L'Autorité se retrouve donc à devoir traiter des cas d'entrepreneurs et de particuliers qui n'ont aucune notion de placement.

C'est pour cette raison que la notion d'éducation des investisseurs est aussi importante selon Mme Drouin. « On veut donner beaucoup au niveau de la détection, mais ce n'est pas vrai qu'on pourra tout détecter. La première police d'assurance, c'est l'investisseur lui-même. C'est pourquoi on travaille beaucoup à outiller les investisseurs. Ils sont la première barrière et les premiers à pouvoir détecter des choses. Ils ne faut pas les responsabiliser de tout, mais ils doivent développer des réflexes en ce sens », dit-elle.

Peines plus lourdes en assurance ?

En assurance, l'application des peines est différente, vu les distinctions entre la Loi sur la distribution des produits et services financiers et la Loi sur les valeurs mobilières. Les cabinets d'assurance sont rarement amenés devant les tribunaux. Comme sanction, l'Autorité leur impose plus des amendes, des plans de redressement ou des radiations. En 2008, l'Autorité a fait 88 recours administratifs du genre. Mme Drouin affirme toutefois que ce traitement pourrait changer dans le futur, mais n'a pas de plan pour se lancer vers une avenue plus dissuasive à court terme.

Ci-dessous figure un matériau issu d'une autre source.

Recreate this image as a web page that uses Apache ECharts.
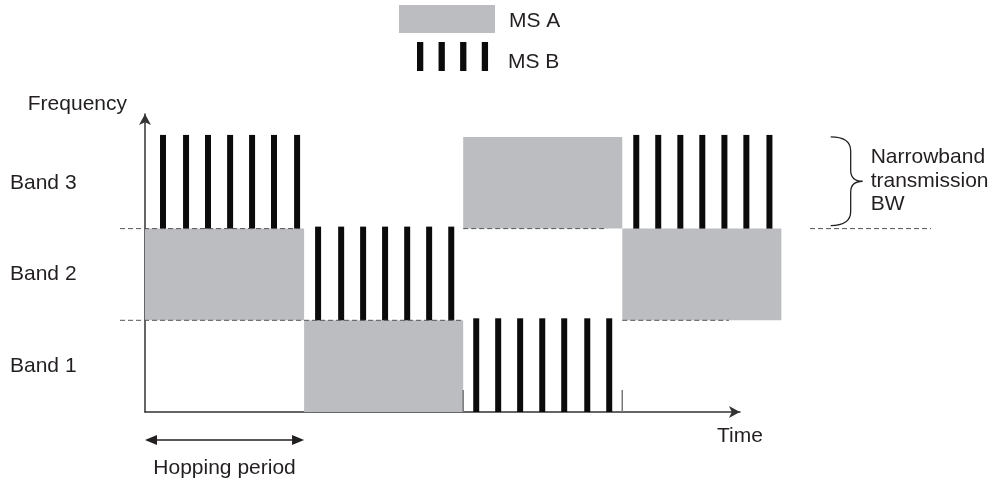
<!DOCTYPE html>
<html><head><meta charset="utf-8">
<script src="https://cdn.jsdelivr.net/npm/echarts@6/dist/echarts.min.js"></script>
<style>html,body{margin:0;padding:0;background:#fff}#c{width:998px;height:482px}</style>
</head><body><div id="c"></div>
<script>
const bandLabels = ['Band 1', 'Band 2', 'Band 3'];
const bandTicks = [0.5, 1.5, 2.5];
// MS A hops: [start (periods), end (periods), band]
const msAHops = [[0, 1, 2], [1, 2, 1], [2, 3, 3], [3, 4, 2]];
// MS B bursts: [time (periods), band]
const msBBursts = [
  [0.113, 3], [0.258, 3], [0.396, 3], [0.535, 3], [0.673, 3], [0.811, 3], [0.956, 3],
  [1.088, 2], [1.233, 2], [1.371, 2], [1.509, 2], [1.648, 2], [1.786, 2], [1.925, 2],
  [2.082, 1], [2.220, 1], [2.358, 1], [2.497, 1], [2.635, 1], [2.780, 1], [2.918, 1],
  [3.088, 3], [3.226, 3], [3.365, 3], [3.503, 3], [3.642, 3], [3.780, 3], [3.925, 3]
];
// dashed band boundaries: [from, to, level]
const boundaryLines = [[-0.157, 0.975, 2], [2.0, 2.906, 2], [4.18, 4.94, 2], [-0.157, 2.0, 1], [3.0, 3.67, 1]];
// small slot boundary marks: [time, height]
const slotMarks = [[2, 0.24], [3, 0.24]];
// hopping period span [start, end]
const hoppingPeriod = [[0, 1]];
// narrowband bracket: [time, band]
const narrowbandBracket = [[4.31, 3]];
const annotationTexts = { hop: 'Hopping period', bw: ['Narrowband', 'transmission', 'BW'] };

const FONT = "'Liberation Sans', Arial, Helvetica, sans-serif";
const TXT = '#231f20';
const GRAY = '#bcbdc1';

const chart = echarts.init(document.getElementById('c'));
const option = {
  animation: false,
  backgroundColor: '#fff',
  textStyle: { fontFamily: FONT },
  grid: { left: 145, top: 114, width: 595, height: 298, containLabel: false },
  legend: [
    {
      data: [{ name: 'MS A', icon: 'rect' }],
      left: 399, top: 5, padding: 0, itemWidth: 96, itemHeight: 28, selectedMode: false,
      formatter: '{t|{name}}',
      textStyle: { fontSize: 21, color: TXT, fontFamily: FONT, padding: [0, 0, 0, 9],
        rich: { t: { fontSize: 21, color: TXT, fontFamily: FONT, padding: [4, 0, 0, 0] } } }
    },
    {
      data: [{ name: 'MS B', icon: 'path://M0,0h6.5v30h-6.5zM22.3,0h6.5v30h-6.5zM44.6,0h6.5v30h-6.5zM67,0h6.5v30h-6.5z' }],
      left: 417, top: 42, padding: 0, itemWidth: 73, itemHeight: 29, selectedMode: false,
      formatter: '{t|{name}}',
      textStyle: { fontSize: 21, color: TXT, fontFamily: FONT, padding: [0, 0, 0, 14],
        rich: { t: { fontSize: 21, color: TXT, fontFamily: FONT, padding: [12, 0, 0, 0] } } }
    }
  ],
  xAxis: {
    type: 'value', min: 0, max: 3.74,
    axisLine: { show: true, lineStyle: { color: '#333', width: 1.5 }, symbol: ['none', 'arrow'], symbolSize: [9, 11] },
    axisTick: { show: false }, axisLabel: { show: false }, splitLine: { show: false },
    name: 'Time', nameLocation: 'end', nameGap: 0,
    nameTextStyle: { fontSize: 21, color: TXT, fontFamily: FONT, align: 'center', verticalAlign: 'top', padding: [14, 0, 0, 0] }
  },
  yAxis: {
    type: 'value', min: 0, max: 3.25, interval: 0.5,
    axisLine: { show: true, lineStyle: { color: '#333', width: 1.5 }, symbol: ['none', 'arrow'], symbolSize: [9, 11] },
    axisTick: { show: false }, splitLine: { show: false },
    axisLabel: {
      fontSize: 21, color: TXT, fontFamily: FONT, align: 'left', margin: 135,
      formatter: v => { const i = bandTicks.findIndex(t => Math.abs(t - v) < 1e-6); return i >= 0 ? bandLabels[i] : ''; }
    },
    name: 'Frequency', nameLocation: 'end', nameGap: 10,
    nameTextStyle: { fontSize: 21, color: TXT, fontFamily: FONT, align: 'right', verticalAlign: 'middle', padding: [0, 18, 0, 0] }
  },
  series: [
    {
      name: 'MS A', type: 'custom', clip: false, itemStyle: { color: GRAY },
      encode: { x: [0, 1], y: 2 },
      data: msAHops,
      renderItem: (p, api) => {
        const s = api.coord([api.value(0), api.value(2)]);
        const e = api.coord([api.value(1), api.value(2) - 1]);
        return { type: 'rect', shape: { x: s[0], y: s[1], width: e[0] - s[0], height: e[1] - s[1] }, style: { fill: GRAY } };
      }
    },
    {
      name: 'MS B', type: 'custom', clip: false, itemStyle: { color: '#0b0b0b' },
      encode: { x: 0, y: 1 },
      data: msBBursts,
      renderItem: (p, api) => {
        const top = api.coord([api.value(0), api.value(1)]);
        const bot = api.coord([api.value(0), api.value(1) - 1]);
        const w = 6;
        return { type: 'rect', shape: { x: top[0] - w / 2, y: top[1] - 2, width: w, height: bot[1] - top[1] + 2 }, style: { fill: '#0b0b0b' } };
      }
    },
    {
      name: 'boundaries', type: 'custom', clip: false, silent: true,
      encode: { x: [0, 1], y: 2 },
      data: boundaryLines,
      renderItem: (p, api) => {
        const a = api.coord([api.value(0), api.value(2)]);
        const b = api.coord([api.value(1), api.value(2)]);
        return { type: 'line', shape: { x1: a[0], y1: a[1], x2: b[0], y2: b[1] }, style: { stroke: '#555', lineWidth: 1, lineDash: [5, 3] } };
      }
    },
    {
      name: 'slotMarks', type: 'custom', clip: false, silent: true,
      encode: { x: 0, y: 1 },
      data: slotMarks,
      renderItem: (p, api) => {
        const a = api.coord([api.value(0), 0]);
        const b = api.coord([api.value(0), api.value(1)]);
        return { type: 'line', shape: { x1: a[0], y1: a[1], x2: b[0], y2: b[1] }, style: { stroke: '#777', lineWidth: 1.5 } };
      }
    },
    {
      name: 'hopping', type: 'custom', clip: false, silent: true,
      encode: { x: [0, 1] },
      data: hoppingPeriod,
      renderItem: (p, api) => {
        const a = api.coord([api.value(0), 0]);
        const b = api.coord([api.value(1), 0]);
        const y = a[1] + 28, L = 12, H = 5;
        return {
          type: 'group', children: [
            { type: 'line', shape: { x1: a[0] + 4, y1: y, x2: b[0] - 4, y2: y }, style: { stroke: '#231f20', lineWidth: 1.5 } },
            { type: 'polygon', shape: { points: [[a[0], y], [a[0] + L, y - H], [a[0] + L, y + H]] }, style: { fill: '#231f20' } },
            { type: 'polygon', shape: { points: [[b[0], y], [b[0] - L, y - H], [b[0] - L, y + H]] }, style: { fill: '#231f20' } },
            { type: 'text', style: { text: annotationTexts.hop, x: (a[0] + b[0]) / 2, y: y + 28, align: 'center', verticalAlign: 'middle', fontSize: 21, fontFamily: FONT, fill: TXT } }
          ]
        };
      }
    },
    {
      name: 'bracket', type: 'custom', clip: false, silent: true,
      encode: { x: 0, y: 1 },
      data: narrowbandBracket,
      renderItem: (p, api) => {
        const t = api.coord([api.value(0), api.value(1)]);
        const b = api.coord([api.value(0), api.value(1) - 1]);
        const x0 = t[0], y0 = t[1], y1 = b[1] - 3;
        const xm = x0 + 20, xt = x0 + 32, ym = (y0 + y1) / 2;
        const path = `M${x0},${y0} Q${xm},${y0} ${xm},${y0 + 14} L${xm},${ym - 11} Q${xm},${ym} ${xt},${ym} Q${xm},${ym} ${xm},${ym + 11} L${xm},${y1 - 14} Q${xm},${y1} ${x0},${y1}`;
        const tx = xt + 8;
        return {
          type: 'group', children: [
            { type: 'path', shape: { pathData: path }, style: { stroke: '#231f20', lineWidth: 1.3, fill: null } },
            { type: 'text', style: { text: annotationTexts.bw[0], x: tx, y: ym - 24, verticalAlign: 'middle', fontSize: 21, fontFamily: FONT, fill: TXT } },
            { type: 'text', style: { text: annotationTexts.bw[1], x: tx, y: ym, verticalAlign: 'middle', fontSize: 21, fontFamily: FONT, fill: TXT } },
            { type: 'text', style: { text: annotationTexts.bw[2], x: tx, y: ym + 23, verticalAlign: 'middle', fontSize: 21, fontFamily: FONT, fill: TXT } }
          ]
        };
      }
    }
  ]
};
chart.setOption(option);
</script>
</body></html>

Mme Drouin note aussi que l'adoption du projet de loi 64 en mai 2008 a été bien utile au service juridique de l'Autorité, notamment les mesures permettant d'obtenir des peines d'emprisonnement sans l'obligation d'obtenir des peines financières et celles leur permettant d'aller chercher des informations auprès des vérificateurs. « Ça nous donne une souplesse supplémentaire. On doit faire un bilan de tout ça, mais ce sont des modifications intéressantes pour nous. L'entrée en vigueur de la réforme de l'inscription (31-103) aidera aussi avec l'inscription des gérants de fonds », dit-elle.

Mme Drouin considère que le système financier québécois est un système sain. « La centaine de dossiers avec lesquels je me retrouve sont une minorité dans les milliers de transactions qui se font à chaque jour dans l'industrie. Il y a un paquet de bons cabinets et de bons conseillers. Il est important que l'industrie des services financiers sache qu'on est partenaire avec eux. Le réseau de distribution est un pilier important dans l'industrie. C'est la première sentinelle pour la protection des investisseurs. On voit quelle peut être la conséquence de faire affaires avec des non-inscrits. Il y a beaucoup d'attention sur les malversations ces temps-ci, mais ça montre le besoin d'éducation des investisseurs et on multiplie nos efforts en ce sens. Ça ne veut surtout pas dire que l'industrie est en mauvais état », note-t-elle.